What is expected> Reproduce the entire listing word for word.

Data section>
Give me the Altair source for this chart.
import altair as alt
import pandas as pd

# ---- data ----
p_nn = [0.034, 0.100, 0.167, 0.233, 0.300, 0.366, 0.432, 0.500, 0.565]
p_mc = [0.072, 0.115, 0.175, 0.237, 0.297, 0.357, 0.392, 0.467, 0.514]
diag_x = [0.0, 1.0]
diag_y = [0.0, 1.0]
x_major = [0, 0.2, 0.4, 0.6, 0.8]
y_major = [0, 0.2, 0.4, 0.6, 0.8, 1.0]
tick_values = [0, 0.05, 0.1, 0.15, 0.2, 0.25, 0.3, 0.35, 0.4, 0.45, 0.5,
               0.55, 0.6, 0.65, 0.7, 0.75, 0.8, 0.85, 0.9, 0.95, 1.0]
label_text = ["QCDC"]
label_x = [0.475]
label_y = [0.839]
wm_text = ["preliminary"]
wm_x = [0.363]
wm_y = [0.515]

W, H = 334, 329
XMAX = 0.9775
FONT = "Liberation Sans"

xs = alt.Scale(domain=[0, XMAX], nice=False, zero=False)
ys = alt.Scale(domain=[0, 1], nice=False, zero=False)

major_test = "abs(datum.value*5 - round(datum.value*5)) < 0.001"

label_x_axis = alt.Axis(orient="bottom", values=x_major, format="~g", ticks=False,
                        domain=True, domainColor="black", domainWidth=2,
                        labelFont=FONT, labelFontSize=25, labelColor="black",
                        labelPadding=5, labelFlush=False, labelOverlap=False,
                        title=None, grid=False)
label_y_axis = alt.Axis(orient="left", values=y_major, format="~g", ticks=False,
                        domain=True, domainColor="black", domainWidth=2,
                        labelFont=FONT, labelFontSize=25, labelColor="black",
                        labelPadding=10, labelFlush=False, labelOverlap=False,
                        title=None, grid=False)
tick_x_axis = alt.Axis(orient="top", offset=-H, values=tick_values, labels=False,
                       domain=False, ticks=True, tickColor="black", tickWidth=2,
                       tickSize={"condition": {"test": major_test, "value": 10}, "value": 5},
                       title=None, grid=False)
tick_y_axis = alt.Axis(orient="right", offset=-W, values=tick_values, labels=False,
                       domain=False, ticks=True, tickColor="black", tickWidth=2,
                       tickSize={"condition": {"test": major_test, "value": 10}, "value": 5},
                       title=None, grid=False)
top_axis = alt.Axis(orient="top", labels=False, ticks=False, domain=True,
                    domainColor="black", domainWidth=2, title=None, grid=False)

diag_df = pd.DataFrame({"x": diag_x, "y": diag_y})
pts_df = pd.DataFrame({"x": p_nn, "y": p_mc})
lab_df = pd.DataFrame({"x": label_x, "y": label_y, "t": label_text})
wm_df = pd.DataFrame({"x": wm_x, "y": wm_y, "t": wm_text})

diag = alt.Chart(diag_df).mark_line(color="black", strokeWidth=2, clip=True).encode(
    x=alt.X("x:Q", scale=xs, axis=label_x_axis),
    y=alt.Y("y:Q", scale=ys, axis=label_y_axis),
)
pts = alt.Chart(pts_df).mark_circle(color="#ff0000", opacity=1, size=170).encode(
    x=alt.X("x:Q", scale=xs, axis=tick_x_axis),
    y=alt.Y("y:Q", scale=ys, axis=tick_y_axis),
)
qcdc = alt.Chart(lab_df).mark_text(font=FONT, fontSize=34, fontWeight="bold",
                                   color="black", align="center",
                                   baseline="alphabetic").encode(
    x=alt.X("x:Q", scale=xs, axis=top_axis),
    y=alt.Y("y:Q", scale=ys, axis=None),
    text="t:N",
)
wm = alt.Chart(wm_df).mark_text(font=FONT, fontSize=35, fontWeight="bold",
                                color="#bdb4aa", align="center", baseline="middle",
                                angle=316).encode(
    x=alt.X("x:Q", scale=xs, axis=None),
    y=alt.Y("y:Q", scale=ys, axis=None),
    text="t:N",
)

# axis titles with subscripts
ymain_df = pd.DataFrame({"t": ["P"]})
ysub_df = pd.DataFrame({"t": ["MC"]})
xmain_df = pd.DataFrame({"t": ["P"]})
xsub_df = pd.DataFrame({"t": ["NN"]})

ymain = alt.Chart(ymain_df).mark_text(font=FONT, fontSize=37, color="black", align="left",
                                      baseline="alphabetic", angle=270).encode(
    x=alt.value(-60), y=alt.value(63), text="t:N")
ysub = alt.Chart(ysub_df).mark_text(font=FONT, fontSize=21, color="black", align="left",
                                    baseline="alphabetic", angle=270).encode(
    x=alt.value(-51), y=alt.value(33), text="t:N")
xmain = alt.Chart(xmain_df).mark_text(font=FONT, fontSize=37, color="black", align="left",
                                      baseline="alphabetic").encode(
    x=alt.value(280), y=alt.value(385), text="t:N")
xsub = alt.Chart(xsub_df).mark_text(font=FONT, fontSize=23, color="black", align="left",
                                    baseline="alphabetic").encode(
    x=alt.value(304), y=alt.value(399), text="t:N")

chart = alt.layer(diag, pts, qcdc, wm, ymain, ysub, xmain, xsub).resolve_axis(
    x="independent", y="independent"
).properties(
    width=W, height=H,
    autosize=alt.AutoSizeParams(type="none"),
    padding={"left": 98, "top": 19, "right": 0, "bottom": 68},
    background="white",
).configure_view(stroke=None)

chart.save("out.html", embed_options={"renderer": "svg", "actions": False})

Solution to the problem>
Give me the Altair source for this chart.
import altair as alt
import pandas as pd

# ---- data ----
p_nn = [0.034, 0.100, 0.167, 0.233, 0.300, 0.366, 0.432, 0.500, 0.565]
p_mc = [0.072, 0.115, 0.175, 0.237, 0.297, 0.357, 0.392, 0.467, 0.514]
diag_x = [0.0, 1.0]
diag_y = [0.0, 1.0]
x_major = [0, 0.2, 0.4, 0.6, 0.8]
y_major = [0, 0.2, 0.4, 0.6, 0.8, 1.0]
tick_values = [0, 0.05, 0.1, 0.15, 0.2, 0.25, 0.3, 0.35, 0.4, 0.45, 0.5,
               0.55, 0.6, 0.65, 0.7, 0.75, 0.8, 0.85, 0.9, 0.95, 1.0]
label_text = ["QCDC"]
label_x = [0.475]
label_y = [0.839]
wm_text = ["preliminary"]
wm_x = [0.363]
wm_y = [0.515]

W, H = 334, 329
XMAX = 0.9775
FONT = "Liberation Sans"

xs = alt.Scale(domain=[0, XMAX], nice=False, zero=False)
ys = alt.Scale(domain=[0, 1], nice=False, zero=False)

major_test = "abs(datum.value*5 - round(datum.value*5)) < 0.001"

label_x_axis = alt.Axis(orient="bottom", values=x_major, format="~g", ticks=False,
                        domain=True, domainColor="black", domainWidth=2,
                        labelFont=FONT, labelFontSize=25, labelColor="black",
                        labelPadding=5, labelFlush=False, labelOverlap=False,
                        title=None, grid=False)
label_y_axis = alt.Axis(orient="left", values=y_major, format="~g", ticks=False,
                        domain=True, domainColor="black", domainWidth=2,
                        labelFont=FONT, labelFontSize=25, labelColor="black",
                        labelPadding=10, labelFlush=False, labelOverlap=False,
                        title=None, grid=False)
tick_x_axis = alt.Axis(orient="top", offset=-H, values=tick_values, labels=False,
                       domain=False, ticks=True, tickColor="black", tickWidth=2,
                       tickSize={"condition": {"test": major_test, "value": 10}, "value": 5},
                       title=None, grid=False)
tick_y_axis = alt.Axis(orient="right", offset=-W, values=tick_values, labels=False,
                       domain=False, ticks=True, tickColor="black", tickWidth=2,
                       tickSize={"condition": {"test": major_test, "value": 10}, "value": 5},
                       title=None, grid=False)
top_axis = alt.Axis(orient="top", labels=False, ticks=False, domain=True,
                    domainColor="black", domainWidth=2, title=None, grid=False)

diag_df = pd.DataFrame({"x": diag_x, "y": diag_y})
pts_df = pd.DataFrame({"x": p_nn, "y": p_mc})
lab_df = pd.DataFrame({"x": label_x, "y": label_y, "t": label_text})
wm_df = pd.DataFrame({"x": wm_x, "y": wm_y, "t": wm_text})

diag = alt.Chart(diag_df).mark_line(color="black", strokeWidth=2, clip=True).encode(
    x=alt.X("x:Q", scale=xs, axis=label_x_axis),
    y=alt.Y("y:Q", scale=ys, axis=label_y_axis),
)
pts = alt.Chart(pts_df).mark_circle(color="#ff0000", opacity=1, size=170).encode(
    x=alt.X("x:Q", scale=xs, axis=tick_x_axis),
    y=alt.Y("y:Q", scale=ys, axis=tick_y_axis),
)
qcdc = alt.Chart(lab_df).mark_text(font=FONT, fontSize=34, fontWeight="bold",
                                   color="black", align="center",
                                   baseline="alphabetic").encode(
    x=alt.X("x:Q", scale=xs, axis=top_axis),
    y=alt.Y("y:Q", scale=ys, axis=None),
    text="t:N",
)
wm = alt.Chart(wm_df).mark_text(font=FONT, fontSize=35, fontWeight="bold",
                                color="#bdb4aa", align="center", baseline="middle",
                                angle=316).encode(
    x=alt.X("x:Q", scale=xs, axis=None),
    y=alt.Y("y:Q", scale=ys, axis=None),
    text="t:N",
)

# axis titles with subscripts
ymain_df = pd.DataFrame({"t": ["P"]})
ysub_df = pd.DataFrame({"t": ["MC"]})
xmain_df = pd.DataFrame({"t": ["P"]})
xsub_df = pd.DataFrame({"t": ["NN"]})

ymain = alt.Chart(ymain_df).mark_text(font=FONT, fontSize=37, color="black", align="left",
                                      baseline="alphabetic", angle=270).encode(
    x=alt.value(-60), y=alt.value(63), text="t:N")
ysub = alt.Chart(ysub_df).mark_text(font=FONT, fontSize=21, color="black", align="left",
                                    baseline="alphabetic", angle=270).encode(
    x=alt.value(-51), y=alt.value(33), text="t:N")
xmain = alt.Chart(xmain_df).mark_text(font=FONT, fontSize=37, color="black", align="left",
                                      baseline="alphabetic").encode(
    x=alt.value(280), y=alt.value(385), text="t:N")
xsub = alt.Chart(xsub_df).mark_text(font=FONT, fontSize=23, color="black", align="left",
                                    baseline="alphabetic").encode(
    x=alt.value(304), y=alt.value(399), text="t:N")

chart = alt.layer(diag, pts, qcdc, wm, ymain, ysub, xmain, xsub).resolve_axis(
    x="independent", y="independent"
).properties(
    width=W, height=H,
    autosize=alt.AutoSizeParams(type="none"),
    padding={"left": 98, "top": 19, "right": 0, "bottom": 68},
    background="white",
).configure_view(stroke=None)

chart.save("out.html", embed_options={"renderer": "svg", "actions": False})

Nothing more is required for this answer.